Okay, maybe he moved to Kentucky just before his daughter’s marriage and moved on by 1830 to who knows where?

Next stop: land deeds. There is no Abraham Palmer buying or selling land in Christian County, Kentucky at all.

I moved on to the tax rolls, which are quite good for Kentucky. No Abraham Palmer ever appears on them, even in 1821 and 1822 when he was supposedly living in Christian County.

Maybe he didn’t own land and didn’t pay taxes, but died in Christian County. Nope, no will, probate or estate inventory filed for an Abraham Palmer.

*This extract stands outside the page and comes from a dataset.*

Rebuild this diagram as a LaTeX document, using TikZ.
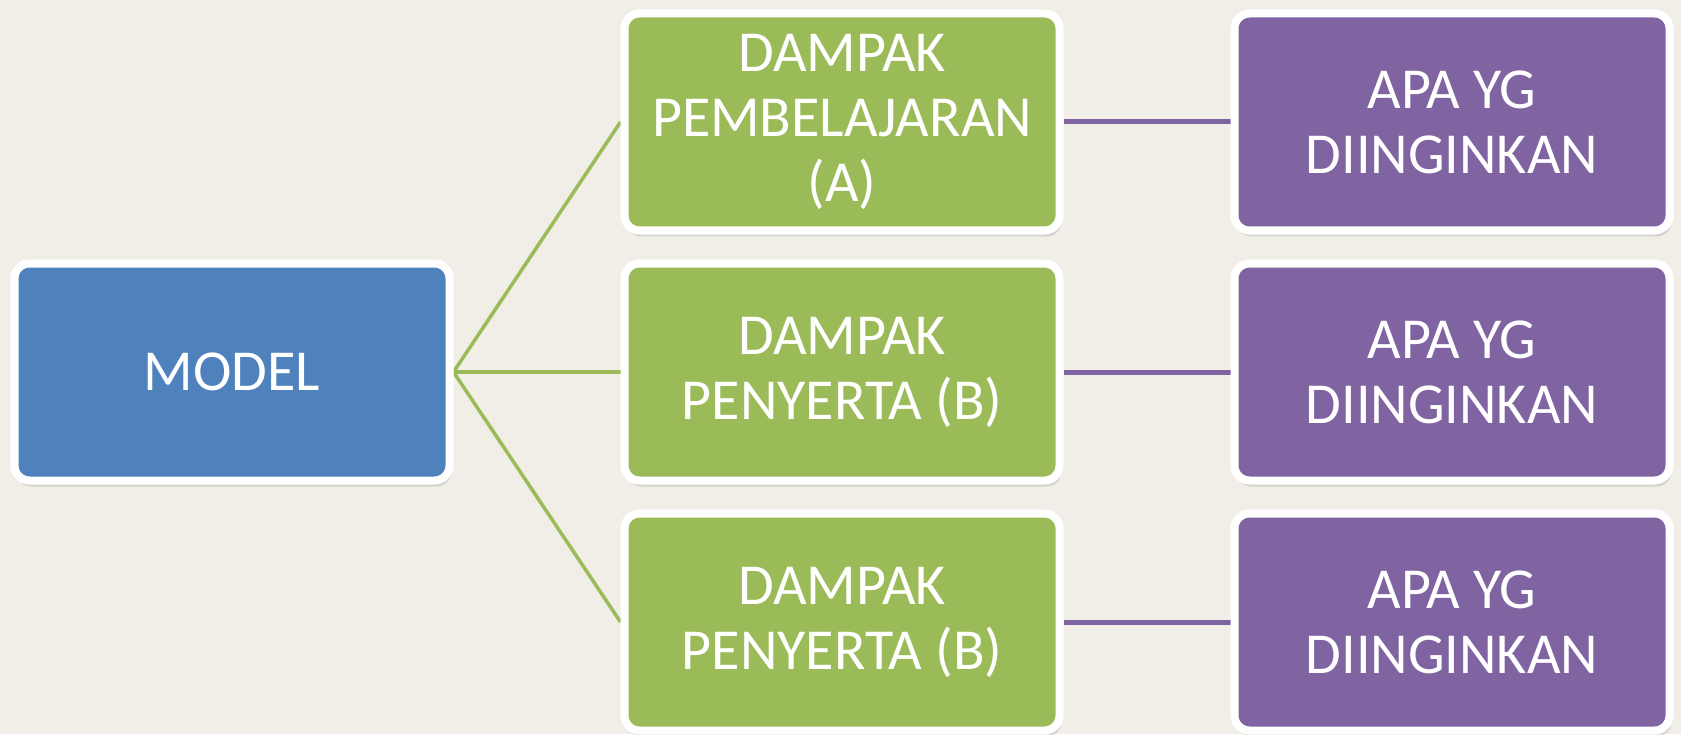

By 1830, Amos and Vianna Hamby had moved on to Livingston County, Kentucky, which is just a short distance to the west of Christian County. No, there aren’t any Palmer families in that whole county in 1830 so none of her male relatives (if she had any) moved on with them.

In short, the only proof that Abraham Palmer ever existed is the permission letter, clearly written by someone else, allowing Vianna to marry Amos Hamby.

Lastly, I compared all the Abraham Palmers in the 1820 U.S. census with those in the 1830 census. That didn’t help much. The 1820 census includes Abrahams in the following counties: Mifflin, PA, Berkshire, MA, two in Columbia, NY, Somerset, ME, Baltimore, MD, Bradford, PA and Litchfield, CT.

In 1830, there were a few more in the following counties: 2 in Dutchess, NY, 2 in Columbia, NY, St. Lawrence, NY, 2 in Richland, OH, Hamilton, OH, Dutchess, NY, Greene, NY, Jefferson, TN, Litchfield, CT and West Feliciana, LA.

The only two Abrahams in the south, in Tennessee and Louisiana, were both too young to be Vianna’s father.

In my “reasonably exhaustive search” recommended in the best practices standards, which I refer to as “leave no stone unturned,” I have done just that in Christian County.

I welcome suggestions on where next to look. I am beginning to think that Abraham Palmer dropped in from outer space.